I know many of us as band directors can be overwhelmed with picking music. That’s understandable. It’s a huge challenge! It takes a ton of time! You are asking yourself all kinds of difficult questions. Will this allow me to teach important rhythms and styles to the students? Will this be too difficult? Do I have trumpets that can play that part? Does it fit with the other pieces on the program? I LOVE picking music. That is where I feel like an artist. I enjoy getting to hear new pieces of music or listen to the classics of the repertoire and imagine how my band will sound playing them. I think about what my students learn and feel like when they are playing them. My main priority is always making sure the music is high quality. There are times where our profession meets the challenge of finding quality repertoire. However, there are certainly times where music that is being put out there or we are programming music is not exposing our students to the best artistry in music.
We have a responsibility as music teachers, regardless of our students’ age or ability level, to expose them to different textures, emotions, and stories that music can create. When our students come to the band room, are they only playing music that sounds like a 19th century Sousa march? Are they playing and hearing different styles, harmony, and scoring as they play with their peers? Are they hearing new timbres as well as familiar sounds they hear in their modern world? If we work hard and utilize our strengths as musical artists and teaching artists, we can give our students a variety of sound palettes each day when they come to class by the music that we give them and how we teach it. Let’s be honest, our students, particularly our novice teenage instrumentalists, can create artistic timbres all on their own. Accidental saxophone multiphonic? Done. Annoying mouthpiece sirens from multiple instruments? Check. Meme ditties on the xylophone?

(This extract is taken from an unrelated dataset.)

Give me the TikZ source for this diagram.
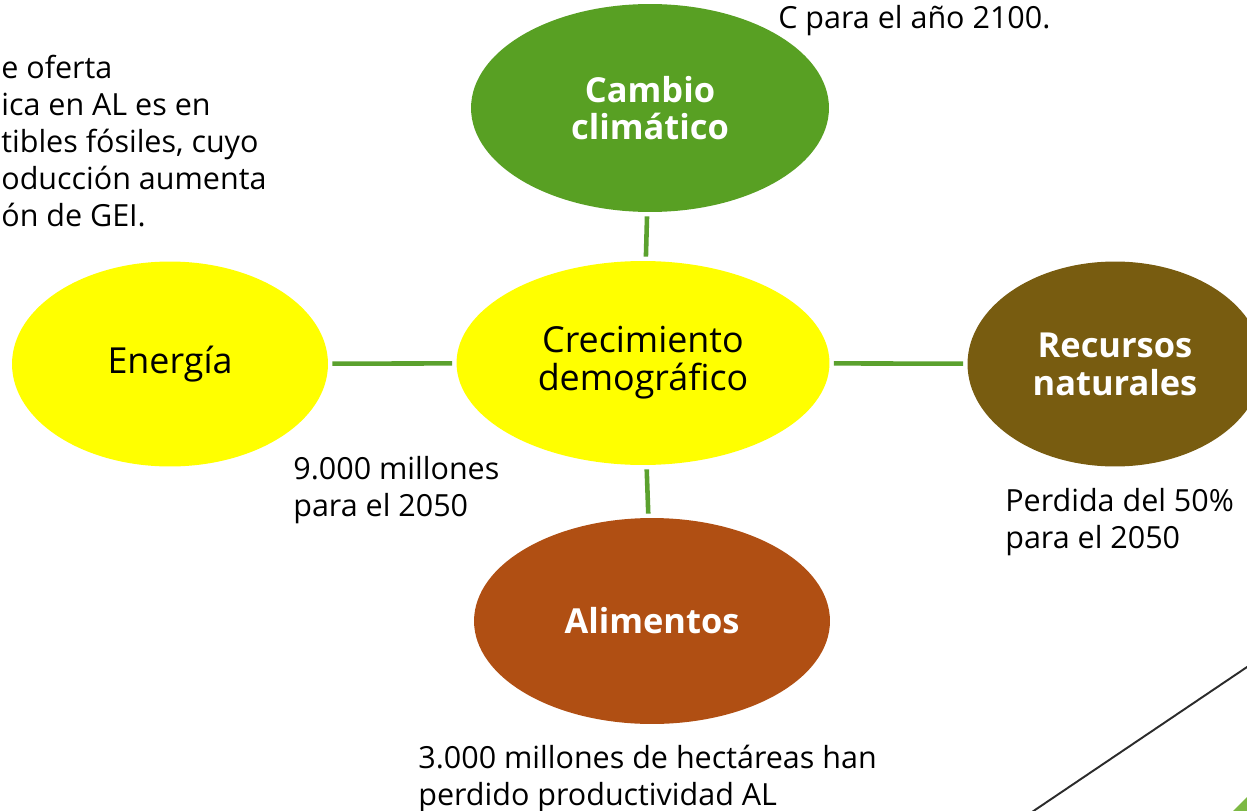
\documentclass[tikz,border=0pt]{standalone}
\usepackage{fontspec}
\setmainfont{Open Sans}
\usetikzlibrary{shapes.geometric}
\definecolor{ccgreen}{HTML}{58A023}
\definecolor{lngreen}{HTML}{5BA12E}
\definecolor{cyellow}{HTML}{FFFF00}
\definecolor{cbrown}{HTML}{785C10}
\definecolor{corange}{HTML}{B04F13}
\definecolor{triGreen}{HTML}{7DB944}
\definecolor{deco}{HTML}{2B2B2B}
\tikzset{
  blob/.style={ellipse, inner sep=0pt, outer sep=0pt, align=center},
  bigtxt/.style={font=\fontsize{20.4pt}{21.5pt}\selectfont, text=black},
  boldtxt/.style={font=\fontsize{19.6pt}{21.5pt}\selectfont\bfseries, text=white},
  conn/.style={draw=lngreen, line width=2.6pt, shorten <=2.5pt, shorten >=2.5pt},
  note/.style={font=\fontsize{17.35pt}{21pt}\selectfont, align=left, inner sep=0pt, anchor=base west, text=black},
}
\begin{document}
\begin{tikzpicture}[x=0.02cm, y=-0.02cm]
\useasboundingbox (0,0) rectangle (1247,811);
\clip (0,0) rectangle (1247,811);

% decoration (theme)
\draw[deco, line width=1.1pt] (1032,812) -- (1250,665);
\fill[triGreen] (1249,795) -- (1249,813) -- (1231,813) -- cycle;

% ellipses
\node[blob, fill=ccgreen, minimum width=7.16cm, minimum height=4.16cm, boldtxt] (cc) at (650,108) {Cambio\\clim\'atico};
\node[blob, fill=cyellow, minimum width=7.46cm, minimum height=4.08cm, bigtxt] (cd) at (643,363) {Crecimiento\\demogr\'afico};
\node[blob, fill=cyellow, minimum width=6.32cm, minimum height=4.1cm, bigtxt] (en) at (170,364) {Energ\'ia};
\node[blob, fill=cbrown, minimum width=5.9cm, minimum height=4.1cm, boldtxt] (rn) at (1115,364) {Recursos\\naturales};
\node[blob, fill=corange, minimum width=7.12cm, minimum height=4.12cm, boldtxt] (al) at (652,621) {Alimentos};

% connectors
\draw[conn] (cc) -- (cd);
\draw[conn] (cd) -- (al);
\draw[conn] (en) -- (cd);
\draw[conn] (cd) -- (rn);

% notes (anchor = baseline of the last line)
\node[note] (t1) at (1,226) {e oferta\\ica en AL es en\\tibles f\'osiles, cuyo\\oducci\'on aumenta\\\'on de GEI.};
\node[note] (t2) at (778,29) {C para el a\~no 2100.};
\node[note] (t3) at (293,516) {9.000 millones\\para el 2050};
\node[note] (t4) at (1005,548) {Perdida del 50\%\\para el 2050};
\node[note] (t5) at (418,805) {3.000 millones de hect\'areas han\\perdido productividad AL};
\end{tikzpicture}
\end{document}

They’ve got it covered.
Besides finding music that is high quality, and accessible to the students, the other thing we can really do to help improve the soundscape of our band is to find a variety of music. When I am picking repertoire that I want our high school and middle school bands to learn, and perform, I often ask myself what is this going to sound like played back-to-back, both in class and in a concert. Also, when I am teaching it, will I be able to teach different perspectives and techniques? I teach differently if my students are learning Country Wildflowers by Larry Daehn than if they are learning Foundry by John Mackey. Will the students and I be listening to different colors? If all of the pieces have upper woodwinds and trumpets playing the melody with simple harmonic low brass accompaniment, are we just going through the motions and spitting out the answer to a formula, rather than getting to be individuals, artists, and musicians?

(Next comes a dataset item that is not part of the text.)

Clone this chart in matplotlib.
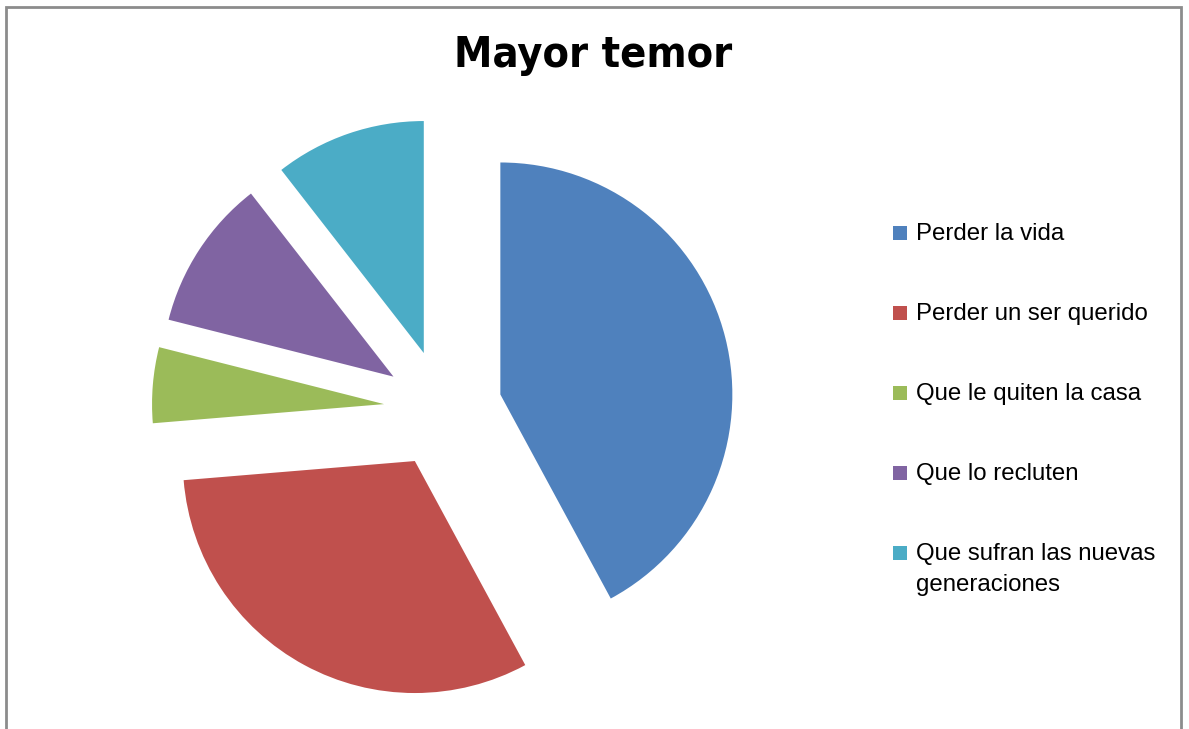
import matplotlib.pyplot as plt
from matplotlib.patches import Rectangle

# data
labels = ["Perder la vida", "Perder un ser querido", "Que le quiten la casa",
          "Que lo recluten", "Que sufran las nuevas\ngeneraciones"]
values = [8, 6, 1, 2, 2]
colors = ["#4F81BD", "#C0504D", "#9BBB59", "#8064A2", "#4BACC6"]

W, H = 1189, 729
fig = plt.figure(figsize=(W / 100, H / 100), dpi=100)
ax = fig.add_axes([0, 0, 1, 1])

# pie centre / radius in pixels
cx, cy, r = 443, 409, 232
wedges, _ = ax.pie(values, colors=colors, startangle=90, counterclock=False,
                   explode=[0.255] * len(values), radius=1,
                   wedgeprops=dict(linewidth=0))
ax.set_aspect('auto')
ax.set_xlim(-cx / r, (W - cx) / r)
ax.set_ylim(-(H - cy) / r, cy / r)
ax.axis('off')

fig.text(593 / W, 1 - 55 / H, "Mayor temor", ha='center', va='center',
         fontsize=31, fontweight='bold', family='DejaVu Sans',
         fontstretch='condensed')

# legend drawn by hand so the square sits on the first line
y0, step = 233, 80
for i, (lab, col) in enumerate(zip(labels, colors)):
    y = y0 + i * step
    fig.add_artist(Rectangle((893 / W, 1 - (y + 7) / H), 14 / W, 14 / H,
                             transform=fig.transFigure, color=col, lw=0))
    fig.text(916 / W, 1 - (y - 10) / H, lab, ha='left', va='top',
             fontsize=17.3, family='Liberation Sans', linespacing=1.5)

# grey frame
fig.add_artist(Rectangle((6 / W, -0.2), 1175 / W, 1.2 - 7 / H,
                         transform=fig.transFigure, fill=False,
                         edgecolor='#8c8c8c', lw=2))

fig.savefig("out.png", dpi=100)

I love seeing our students’ faces when they get to hear aural images that are created by artistic composers. Nothing can compare to the first time they hear the unusual color of a bowed vibraphone, a finger on a water glass, or trumpet with a cup mute. Alex Shapiro’s Tight Squeeze or Jodie Blackshaw’s Whirlwind give them a different acoustical setting in class than Irish Rhapsody by Clare Grundman or a Karl King march. The students need to be given music that sounds different in order to learn to play differently. Even though we must focus so much on technical skills, especially with our beginning and middle school students, we have so many intelligent and creative students that can expand their playing by learning to listen differently. If they are taught to hear things like dissonant chords, accented metallic percussion sounds, and dark chromatic lyrical bass lines, we can give them the tools to portray different moods and emotions in music.
When we teach our students a new piece of music, we can help them expand their aural skills and musicianship by teaching them the contour of the piece. A repeated ostinato eighth line probably is not going to create emotion by itself. But, showing them that by phrasing it with a great crescendo balanced underneath or on top of a lyrical melody can influence the energy and shape of the music being played by their peers can help them to connect as an ensemble. We can help them understand that the blend of the rich, dark sound of the chalumeau clarinet register combined with euphonium and horn color is helping to create a certain mood.

We have a responsibility to find a variety of artistic music for our students. The soundscape of the modern concert band should have a variety of style and scoring as well as lyrical expression, contemporary techniques, harmony, and colors. Our musical canvas should be a combination of traditional wind band repertoire as well as innovative contemporary works. The artistic palette of the wind band should include sounds from different cultures and diverse composers that is inclusive to all our students and helps to expand the diversity, and accessibility of the profession. As music educators, we are all teachers, but we also can make time to be artists and nurture our students into artists.